By a vote of 29 to 17, the committee supported a plan that allows farmers to purchase a special insurance policy that would reimburse them whenever milk prices dropped below the cost of production.

The proposal also includes a supply management provision to discourage the over-production of milk.

Welch is a member of the House Agriculture committee. He says a coalition of Vermont farmers played a critical role convincing a number of Republican members on the panel that this new plan was a good approach.

"They put out an all points bulletin to their colleagues in some of these targeted districts where members were on the fence and they weighed in," said Welch. "So I think this grass roots effort by Vermont farmers from start to finish working together to come up with a sensible plan, working with colleagues in other parts of the country to advocate to their members of Congress, I think that made a huge difference."

Welch says the bad news for Vermont is that the bill cuts the Food Stamp program by $16 billion over the next 10 years and his efforts to restore funding weren’t successful.

"Whatever reforms we need in any program including Food Stamps we should make," Welch said. But let’s not use the constant need we have and obligation to reform things to become the excuse to kill things. Folks need food."

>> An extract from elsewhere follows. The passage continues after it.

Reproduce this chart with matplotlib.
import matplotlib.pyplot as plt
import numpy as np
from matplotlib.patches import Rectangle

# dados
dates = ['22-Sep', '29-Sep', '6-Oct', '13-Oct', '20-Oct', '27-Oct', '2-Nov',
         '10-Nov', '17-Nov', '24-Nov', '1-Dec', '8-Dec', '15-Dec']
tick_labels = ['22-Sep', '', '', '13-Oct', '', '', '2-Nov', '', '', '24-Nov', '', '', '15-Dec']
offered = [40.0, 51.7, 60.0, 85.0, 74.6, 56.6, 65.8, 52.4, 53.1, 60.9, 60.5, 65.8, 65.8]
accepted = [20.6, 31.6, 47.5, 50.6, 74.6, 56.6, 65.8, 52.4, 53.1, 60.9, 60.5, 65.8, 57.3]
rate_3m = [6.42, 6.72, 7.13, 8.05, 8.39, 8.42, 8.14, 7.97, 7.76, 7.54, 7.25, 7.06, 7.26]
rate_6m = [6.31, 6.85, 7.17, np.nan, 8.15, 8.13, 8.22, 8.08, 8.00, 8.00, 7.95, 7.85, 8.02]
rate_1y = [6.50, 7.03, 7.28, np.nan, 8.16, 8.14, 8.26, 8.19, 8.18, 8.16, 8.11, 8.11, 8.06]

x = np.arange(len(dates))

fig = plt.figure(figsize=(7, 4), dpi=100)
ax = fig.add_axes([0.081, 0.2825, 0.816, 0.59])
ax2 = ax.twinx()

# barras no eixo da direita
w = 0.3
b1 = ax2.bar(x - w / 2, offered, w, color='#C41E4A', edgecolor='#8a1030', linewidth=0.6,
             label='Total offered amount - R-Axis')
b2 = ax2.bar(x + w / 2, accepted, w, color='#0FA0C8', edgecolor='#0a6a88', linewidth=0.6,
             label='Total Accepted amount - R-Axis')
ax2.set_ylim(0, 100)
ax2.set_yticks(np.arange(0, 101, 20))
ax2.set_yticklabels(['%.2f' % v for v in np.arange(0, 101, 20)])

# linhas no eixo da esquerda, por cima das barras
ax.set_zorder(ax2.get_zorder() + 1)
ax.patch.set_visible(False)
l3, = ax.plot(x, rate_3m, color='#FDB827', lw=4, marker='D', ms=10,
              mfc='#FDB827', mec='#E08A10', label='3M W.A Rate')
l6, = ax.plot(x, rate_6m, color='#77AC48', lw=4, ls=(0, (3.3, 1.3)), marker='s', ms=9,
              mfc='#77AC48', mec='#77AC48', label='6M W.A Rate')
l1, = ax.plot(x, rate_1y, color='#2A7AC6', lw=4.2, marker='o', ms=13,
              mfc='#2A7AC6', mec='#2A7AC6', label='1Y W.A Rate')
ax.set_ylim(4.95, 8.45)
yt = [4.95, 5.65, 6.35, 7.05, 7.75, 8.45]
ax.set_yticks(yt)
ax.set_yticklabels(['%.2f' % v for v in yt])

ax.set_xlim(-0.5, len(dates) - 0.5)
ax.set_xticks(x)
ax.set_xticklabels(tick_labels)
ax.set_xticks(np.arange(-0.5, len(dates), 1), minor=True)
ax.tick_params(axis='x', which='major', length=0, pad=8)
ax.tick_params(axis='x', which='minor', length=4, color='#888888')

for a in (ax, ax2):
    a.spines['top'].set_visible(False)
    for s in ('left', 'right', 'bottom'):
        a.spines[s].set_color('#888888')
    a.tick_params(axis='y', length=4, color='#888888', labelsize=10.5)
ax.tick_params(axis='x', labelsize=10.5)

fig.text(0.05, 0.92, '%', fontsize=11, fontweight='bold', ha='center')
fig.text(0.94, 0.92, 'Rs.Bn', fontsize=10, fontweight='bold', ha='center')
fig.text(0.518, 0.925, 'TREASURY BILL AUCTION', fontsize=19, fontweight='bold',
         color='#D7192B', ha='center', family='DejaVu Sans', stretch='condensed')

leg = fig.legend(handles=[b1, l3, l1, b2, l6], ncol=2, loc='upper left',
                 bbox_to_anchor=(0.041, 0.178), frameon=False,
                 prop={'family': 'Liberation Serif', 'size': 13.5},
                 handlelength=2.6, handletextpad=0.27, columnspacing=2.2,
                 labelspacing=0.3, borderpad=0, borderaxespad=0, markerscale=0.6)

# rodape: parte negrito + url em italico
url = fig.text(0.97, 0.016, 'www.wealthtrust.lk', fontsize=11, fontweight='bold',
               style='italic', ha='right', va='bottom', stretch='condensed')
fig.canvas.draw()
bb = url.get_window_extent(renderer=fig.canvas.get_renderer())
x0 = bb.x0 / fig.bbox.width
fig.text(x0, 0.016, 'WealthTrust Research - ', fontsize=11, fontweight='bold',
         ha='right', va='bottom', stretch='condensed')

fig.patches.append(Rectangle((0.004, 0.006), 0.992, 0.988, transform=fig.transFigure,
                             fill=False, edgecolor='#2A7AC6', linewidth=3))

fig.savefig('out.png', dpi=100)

Carlin Finn is the director of Voices for Vermont Children.  She says roughly 42,000 Vermonters currently receive benefits in the food program. She estimates that the House legislation will result in a 40 percent cut in benefits for about 10,000 Vermonters. She says the cuts are a shortsighted way to balance the federal budget.

"It’s not extra money it’s money that’s needed so they’re going to have to go somewhere else and that means that we’re going to see an increase in hunger in one of the richest nations in the world. It’s absurd."

The measure is now headed to the House floor for a vote and Rep. Welch says he’s getting ready to fight amendments that will propose even larger cuts in the Food Stamp program.